Why you can trust 12DOVE
Love. It is an irresistible force. Love. What is this wonder that binds us together like vines round a mighty tree? Love. Though we are cruel and wicked and immoderately desirous of the lands of peaceful indigenous peoples, still this great power overwhelms us like the mighty tide lapping relentlessly against the sandy shores of pitiful existence...
Terrence Malick is still pretentious. He is still an artist in the archest sense of the word. And you will still need a very comfy seat to fully appreciate his vision.
His fourth film yo-yos between transcendence and tedium. “Come Spirit,” intones the opening voiceover of Pocahontas (Kilcher). “Help us in the story of our land – you are our mother, we your field of corn – we rise from out of the soul of you.”
The tone is set. Disney has nothing to worry about; David Attenborough, on the other hand, should watch his back. Malick loves Mother Nature, savage and unforgiving though the old sow is. Working with Ali lenser Emmanuel Lubezki, the taciturn director has shot one of 2006’s most beautiful films. Lush and atmospheric and transporting in parts, it is an experience few ‘serious’ filmgoers will want to forego. But it is more endurance than enjoyment: a film to admire and dwell on but hardly embrace. It makes The Thin Red Line look like Bad Boys II.

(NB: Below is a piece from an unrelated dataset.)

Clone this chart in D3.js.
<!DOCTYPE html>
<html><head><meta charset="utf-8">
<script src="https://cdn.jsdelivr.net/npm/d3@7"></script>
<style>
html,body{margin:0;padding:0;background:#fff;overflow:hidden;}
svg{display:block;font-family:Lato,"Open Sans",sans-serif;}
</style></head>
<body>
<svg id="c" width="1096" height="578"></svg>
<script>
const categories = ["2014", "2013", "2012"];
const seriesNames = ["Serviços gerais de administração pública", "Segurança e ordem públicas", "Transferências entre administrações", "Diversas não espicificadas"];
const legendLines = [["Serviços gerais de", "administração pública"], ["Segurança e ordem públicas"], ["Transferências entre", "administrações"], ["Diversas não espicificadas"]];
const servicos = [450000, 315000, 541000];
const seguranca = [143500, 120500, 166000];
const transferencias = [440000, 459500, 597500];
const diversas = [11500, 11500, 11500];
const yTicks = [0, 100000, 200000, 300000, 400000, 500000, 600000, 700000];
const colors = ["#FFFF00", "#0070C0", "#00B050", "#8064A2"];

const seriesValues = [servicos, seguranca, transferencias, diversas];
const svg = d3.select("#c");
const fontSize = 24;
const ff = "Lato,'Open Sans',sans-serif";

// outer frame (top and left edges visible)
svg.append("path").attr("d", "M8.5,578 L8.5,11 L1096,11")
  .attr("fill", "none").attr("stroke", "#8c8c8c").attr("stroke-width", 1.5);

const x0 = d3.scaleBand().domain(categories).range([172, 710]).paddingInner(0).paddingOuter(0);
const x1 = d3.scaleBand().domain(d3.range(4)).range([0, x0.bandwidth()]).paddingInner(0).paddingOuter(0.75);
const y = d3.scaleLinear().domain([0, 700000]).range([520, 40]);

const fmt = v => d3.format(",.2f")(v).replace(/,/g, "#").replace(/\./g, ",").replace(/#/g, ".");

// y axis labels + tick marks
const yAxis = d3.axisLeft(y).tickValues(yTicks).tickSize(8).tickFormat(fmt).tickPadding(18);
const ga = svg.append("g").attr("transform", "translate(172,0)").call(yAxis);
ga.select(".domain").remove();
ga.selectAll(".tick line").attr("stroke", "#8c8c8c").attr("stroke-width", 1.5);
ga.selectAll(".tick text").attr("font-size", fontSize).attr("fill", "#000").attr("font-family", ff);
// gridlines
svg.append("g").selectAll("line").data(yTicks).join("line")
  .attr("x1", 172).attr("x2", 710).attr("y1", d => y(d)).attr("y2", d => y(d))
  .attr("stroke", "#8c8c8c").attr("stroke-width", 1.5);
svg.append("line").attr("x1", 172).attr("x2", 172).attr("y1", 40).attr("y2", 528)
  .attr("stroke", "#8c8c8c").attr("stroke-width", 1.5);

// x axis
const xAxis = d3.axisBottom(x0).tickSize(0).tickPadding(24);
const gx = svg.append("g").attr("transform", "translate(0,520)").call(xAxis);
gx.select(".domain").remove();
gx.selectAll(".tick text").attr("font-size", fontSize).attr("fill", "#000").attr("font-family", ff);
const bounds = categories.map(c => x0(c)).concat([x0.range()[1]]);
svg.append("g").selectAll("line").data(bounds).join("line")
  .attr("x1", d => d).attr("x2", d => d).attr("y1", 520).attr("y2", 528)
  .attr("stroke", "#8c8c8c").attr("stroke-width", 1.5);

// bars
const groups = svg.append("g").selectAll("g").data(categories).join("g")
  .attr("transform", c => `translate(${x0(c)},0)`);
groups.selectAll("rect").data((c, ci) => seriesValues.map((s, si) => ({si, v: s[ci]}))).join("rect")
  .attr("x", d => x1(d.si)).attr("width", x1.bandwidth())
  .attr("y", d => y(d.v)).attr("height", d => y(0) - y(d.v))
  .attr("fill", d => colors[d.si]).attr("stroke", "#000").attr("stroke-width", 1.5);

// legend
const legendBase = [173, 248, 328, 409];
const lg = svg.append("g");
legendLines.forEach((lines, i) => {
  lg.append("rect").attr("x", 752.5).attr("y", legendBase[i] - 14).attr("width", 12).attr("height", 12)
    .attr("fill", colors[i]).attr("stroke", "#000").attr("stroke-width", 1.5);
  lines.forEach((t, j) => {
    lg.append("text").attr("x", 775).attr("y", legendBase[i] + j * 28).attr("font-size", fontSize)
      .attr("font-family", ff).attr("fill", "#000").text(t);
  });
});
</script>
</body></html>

The disappointment is not in staging or spectacle. Despite a fairly modest ($30 million) budget and a potentially fusty setting (pre-Crucible) the look is shimmering, the action scenes – well, scene – impactful. Neither, largely, do the performances disappoint. Kilcher is exceptional: an ingénue with smarts as well as heart, required to convince as both New World innocent and ‘civilised’ woman. Bale is fine as a stalwart widower epitomising unconditional love. Farrell is effective if not spectacular as Smith – his problems as much down to the story shortcomings as the technical frailty beneath his movie-star charisma.

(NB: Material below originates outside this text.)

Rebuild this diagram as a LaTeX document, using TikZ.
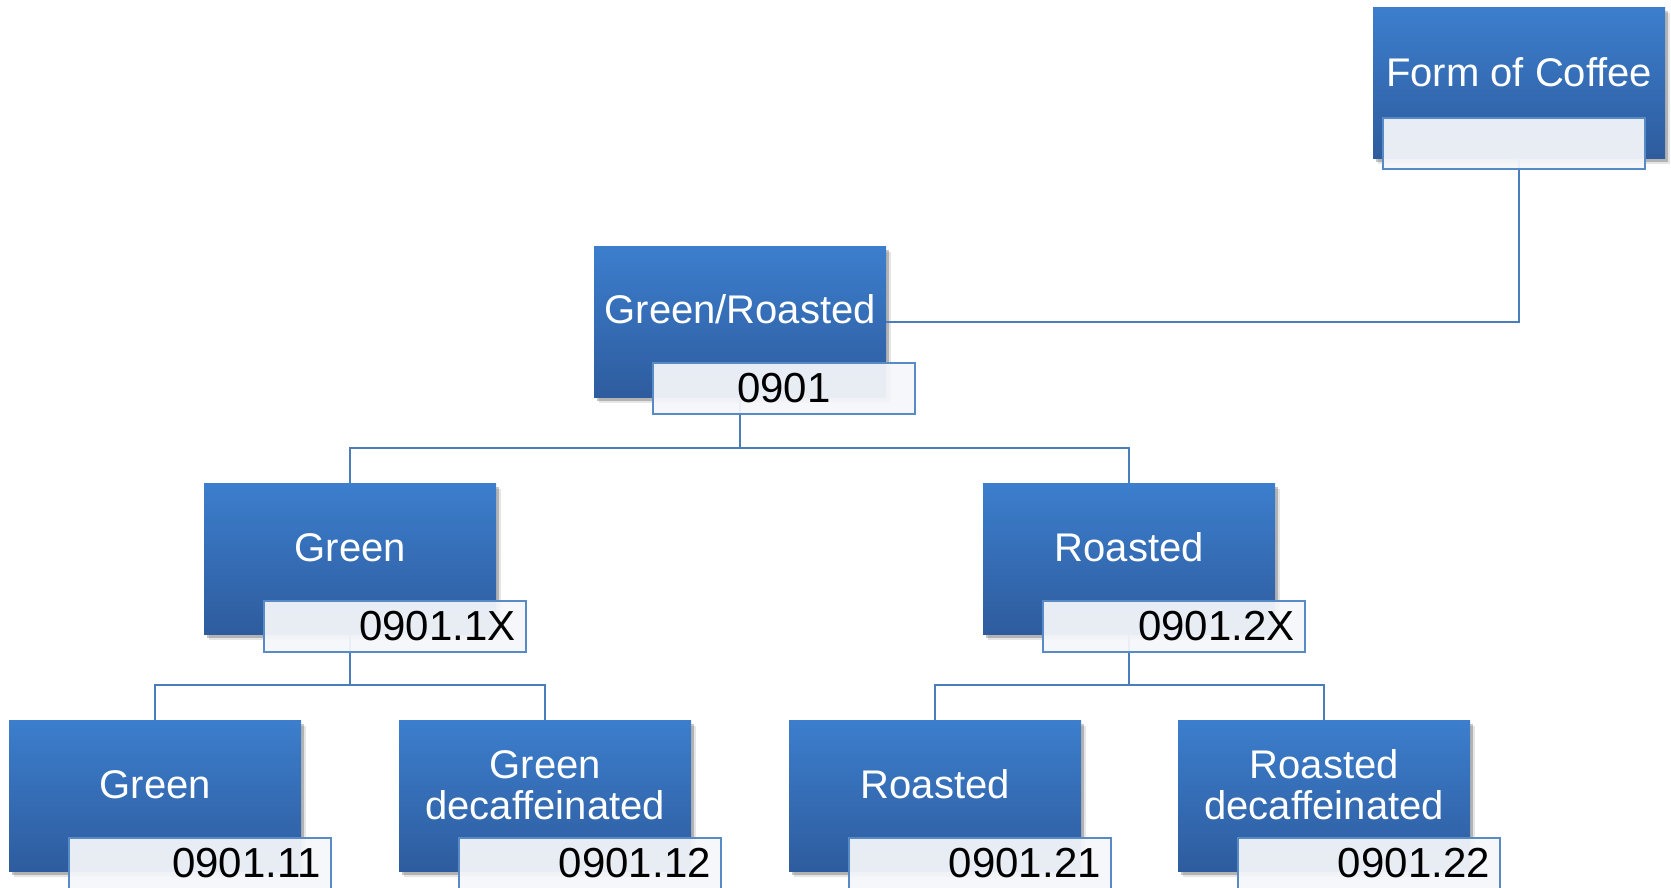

Malick is in love with the love story – lending nearly two hours of the trying length to the Smith/Pocahontas dalliance. With endless cavorting through Virginia’s fair fields and ponderous voiceover from lead and lady, scenes begin to resemble the Padmé/Anakin nuptials on Naboo. The film is a love letter to grass. Malick then undersells Smith’s Big Decision and what should be Farrell’s emotional high point, before leaving a meagre 35 minutes for the real narrative gristle.
The director’s familiar themes are all explored – innocence threatened, the bind of love, man’s inhumanity to man – but never more effectively than they were when standing on “the shore of the New World” in The Thin Red Line. Lessons? Fate and nature can be cruel. Love can conquer. Don’t kill the natives. The grass is always greener.